(What this task involves): From the first line of the data down to and including the line with "p.ygrid.visible = False", copy everything exactly, leaving out pictures.
*** Data
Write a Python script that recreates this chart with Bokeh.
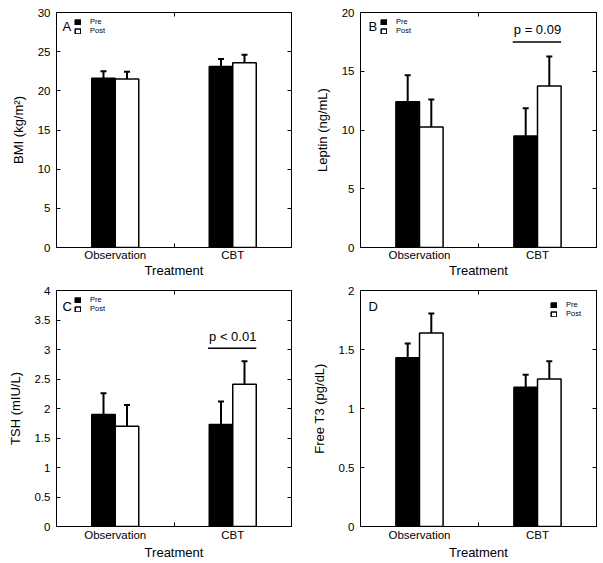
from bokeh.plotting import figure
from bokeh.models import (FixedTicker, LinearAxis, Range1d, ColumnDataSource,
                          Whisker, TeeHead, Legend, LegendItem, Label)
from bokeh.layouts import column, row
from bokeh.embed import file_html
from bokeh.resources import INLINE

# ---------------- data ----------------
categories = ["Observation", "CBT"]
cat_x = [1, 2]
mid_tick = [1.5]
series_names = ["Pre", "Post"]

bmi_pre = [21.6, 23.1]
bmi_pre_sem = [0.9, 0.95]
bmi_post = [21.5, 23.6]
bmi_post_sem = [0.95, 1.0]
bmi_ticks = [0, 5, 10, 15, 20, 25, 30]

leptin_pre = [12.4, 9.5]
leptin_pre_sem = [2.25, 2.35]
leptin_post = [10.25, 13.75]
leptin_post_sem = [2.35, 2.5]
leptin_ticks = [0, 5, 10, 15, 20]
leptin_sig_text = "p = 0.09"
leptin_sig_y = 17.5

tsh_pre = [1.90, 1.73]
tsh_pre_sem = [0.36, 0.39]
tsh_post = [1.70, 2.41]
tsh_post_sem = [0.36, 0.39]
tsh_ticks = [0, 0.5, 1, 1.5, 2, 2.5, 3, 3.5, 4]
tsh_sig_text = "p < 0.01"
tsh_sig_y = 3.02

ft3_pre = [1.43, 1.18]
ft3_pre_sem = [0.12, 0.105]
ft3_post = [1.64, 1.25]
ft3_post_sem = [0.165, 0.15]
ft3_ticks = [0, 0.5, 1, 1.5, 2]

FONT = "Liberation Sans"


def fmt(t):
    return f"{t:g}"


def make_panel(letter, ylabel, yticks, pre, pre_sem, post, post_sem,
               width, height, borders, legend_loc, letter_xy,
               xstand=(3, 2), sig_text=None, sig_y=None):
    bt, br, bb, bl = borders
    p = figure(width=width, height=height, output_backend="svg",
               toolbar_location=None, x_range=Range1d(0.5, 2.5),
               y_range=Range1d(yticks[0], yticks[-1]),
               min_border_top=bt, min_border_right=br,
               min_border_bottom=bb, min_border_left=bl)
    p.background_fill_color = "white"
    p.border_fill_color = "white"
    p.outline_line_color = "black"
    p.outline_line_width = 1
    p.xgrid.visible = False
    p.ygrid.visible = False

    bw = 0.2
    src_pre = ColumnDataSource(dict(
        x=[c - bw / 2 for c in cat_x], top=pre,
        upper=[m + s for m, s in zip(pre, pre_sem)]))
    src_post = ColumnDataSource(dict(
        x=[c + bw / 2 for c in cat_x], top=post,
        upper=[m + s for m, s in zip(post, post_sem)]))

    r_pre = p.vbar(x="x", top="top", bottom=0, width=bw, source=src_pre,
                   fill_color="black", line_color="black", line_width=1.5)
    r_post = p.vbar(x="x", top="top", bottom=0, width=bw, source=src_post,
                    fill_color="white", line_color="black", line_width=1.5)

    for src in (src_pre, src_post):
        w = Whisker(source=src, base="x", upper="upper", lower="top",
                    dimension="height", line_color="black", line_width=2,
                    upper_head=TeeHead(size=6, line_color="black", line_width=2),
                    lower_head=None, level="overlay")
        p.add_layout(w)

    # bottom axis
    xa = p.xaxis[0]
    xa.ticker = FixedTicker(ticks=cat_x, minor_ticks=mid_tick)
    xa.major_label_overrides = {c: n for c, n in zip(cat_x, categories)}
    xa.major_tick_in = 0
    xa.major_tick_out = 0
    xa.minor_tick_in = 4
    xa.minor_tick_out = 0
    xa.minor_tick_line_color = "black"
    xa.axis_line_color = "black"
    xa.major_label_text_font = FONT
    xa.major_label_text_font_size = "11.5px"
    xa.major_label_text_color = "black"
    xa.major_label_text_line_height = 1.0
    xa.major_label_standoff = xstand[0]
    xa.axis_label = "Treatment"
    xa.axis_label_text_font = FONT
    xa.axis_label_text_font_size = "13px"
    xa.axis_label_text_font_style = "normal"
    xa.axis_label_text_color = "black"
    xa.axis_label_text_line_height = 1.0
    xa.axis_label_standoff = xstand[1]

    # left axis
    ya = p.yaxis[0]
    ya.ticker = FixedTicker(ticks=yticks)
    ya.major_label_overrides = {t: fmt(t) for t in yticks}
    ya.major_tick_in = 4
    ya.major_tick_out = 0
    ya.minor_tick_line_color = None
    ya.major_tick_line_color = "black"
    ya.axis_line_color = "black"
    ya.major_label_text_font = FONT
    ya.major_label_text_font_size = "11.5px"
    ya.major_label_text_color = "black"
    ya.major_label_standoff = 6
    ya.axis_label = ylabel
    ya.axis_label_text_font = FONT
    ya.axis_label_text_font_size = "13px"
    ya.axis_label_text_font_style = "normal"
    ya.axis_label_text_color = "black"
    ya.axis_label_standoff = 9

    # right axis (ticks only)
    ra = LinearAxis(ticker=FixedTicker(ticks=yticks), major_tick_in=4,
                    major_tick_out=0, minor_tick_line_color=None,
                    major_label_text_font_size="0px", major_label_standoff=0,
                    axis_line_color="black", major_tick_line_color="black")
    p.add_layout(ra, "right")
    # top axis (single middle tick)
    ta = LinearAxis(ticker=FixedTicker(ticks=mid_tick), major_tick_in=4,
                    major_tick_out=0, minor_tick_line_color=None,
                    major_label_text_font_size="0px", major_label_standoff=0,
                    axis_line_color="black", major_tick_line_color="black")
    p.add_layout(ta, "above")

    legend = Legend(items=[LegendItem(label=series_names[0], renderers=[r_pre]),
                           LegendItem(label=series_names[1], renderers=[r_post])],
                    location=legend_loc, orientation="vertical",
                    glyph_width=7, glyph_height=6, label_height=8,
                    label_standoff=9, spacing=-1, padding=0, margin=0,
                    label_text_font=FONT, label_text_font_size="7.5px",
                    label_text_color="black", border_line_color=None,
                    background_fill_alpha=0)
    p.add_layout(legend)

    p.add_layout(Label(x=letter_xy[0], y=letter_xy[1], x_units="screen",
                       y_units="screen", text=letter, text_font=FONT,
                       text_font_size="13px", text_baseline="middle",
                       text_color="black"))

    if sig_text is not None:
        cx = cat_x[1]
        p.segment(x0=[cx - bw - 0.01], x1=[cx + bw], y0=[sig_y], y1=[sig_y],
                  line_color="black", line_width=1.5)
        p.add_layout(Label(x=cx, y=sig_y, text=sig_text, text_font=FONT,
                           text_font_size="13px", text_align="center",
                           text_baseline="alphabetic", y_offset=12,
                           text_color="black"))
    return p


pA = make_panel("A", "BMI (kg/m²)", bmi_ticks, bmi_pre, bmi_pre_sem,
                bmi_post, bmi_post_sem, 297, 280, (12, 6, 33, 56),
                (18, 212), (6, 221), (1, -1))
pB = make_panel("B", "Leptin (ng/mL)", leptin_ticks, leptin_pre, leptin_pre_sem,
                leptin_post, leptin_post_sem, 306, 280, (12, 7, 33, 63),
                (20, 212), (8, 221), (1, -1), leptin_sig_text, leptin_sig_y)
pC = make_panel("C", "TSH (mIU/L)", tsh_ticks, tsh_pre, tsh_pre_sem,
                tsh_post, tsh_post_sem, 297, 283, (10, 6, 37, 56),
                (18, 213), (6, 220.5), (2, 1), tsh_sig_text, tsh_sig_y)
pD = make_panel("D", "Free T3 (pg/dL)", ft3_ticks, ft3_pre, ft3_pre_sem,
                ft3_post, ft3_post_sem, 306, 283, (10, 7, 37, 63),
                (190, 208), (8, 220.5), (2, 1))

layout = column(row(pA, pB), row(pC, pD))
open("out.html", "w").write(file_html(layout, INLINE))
******
(Completed exercise):
Write a Python script that recreates this chart with Bokeh.
from bokeh.plotting import figure
from bokeh.models import (FixedTicker, LinearAxis, Range1d, ColumnDataSource,
                          Whisker, TeeHead, Legend, LegendItem, Label)
from bokeh.layouts import column, row
from bokeh.embed import file_html
from bokeh.resources import INLINE

# ---------------- data ----------------
categories = ["Observation", "CBT"]
cat_x = [1, 2]
mid_tick = [1.5]
series_names = ["Pre", "Post"]

bmi_pre = [21.6, 23.1]
bmi_pre_sem = [0.9, 0.95]
bmi_post = [21.5, 23.6]
bmi_post_sem = [0.95, 1.0]
bmi_ticks = [0, 5, 10, 15, 20, 25, 30]

leptin_pre = [12.4, 9.5]
leptin_pre_sem = [2.25, 2.35]
leptin_post = [10.25, 13.75]
leptin_post_sem = [2.35, 2.5]
leptin_ticks = [0, 5, 10, 15, 20]
leptin_sig_text = "p = 0.09"
leptin_sig_y = 17.5

tsh_pre = [1.90, 1.73]
tsh_pre_sem = [0.36, 0.39]
tsh_post = [1.70, 2.41]
tsh_post_sem = [0.36, 0.39]
tsh_ticks = [0, 0.5, 1, 1.5, 2, 2.5, 3, 3.5, 4]
tsh_sig_text = "p < 0.01"
tsh_sig_y = 3.02

ft3_pre = [1.43, 1.18]
ft3_pre_sem = [0.12, 0.105]
ft3_post = [1.64, 1.25]
ft3_post_sem = [0.165, 0.15]
ft3_ticks = [0, 0.5, 1, 1.5, 2]

FONT = "Liberation Sans"


def fmt(t):
    return f"{t:g}"


def make_panel(letter, ylabel, yticks, pre, pre_sem, post, post_sem,
               width, height, borders, legend_loc, letter_xy,
               xstand=(3, 2), sig_text=None, sig_y=None):
    bt, br, bb, bl = borders
    p = figure(width=width, height=height, output_backend="svg",
               toolbar_location=None, x_range=Range1d(0.5, 2.5),
               y_range=Range1d(yticks[0], yticks[-1]),
               min_border_top=bt, min_border_right=br,
               min_border_bottom=bb, min_border_left=bl)
    p.background_fill_color = "white"
    p.border_fill_color = "white"
    p.outline_line_color = "black"
    p.outline_line_width = 1
    p.xgrid.visible = False
    p.ygrid.visible = False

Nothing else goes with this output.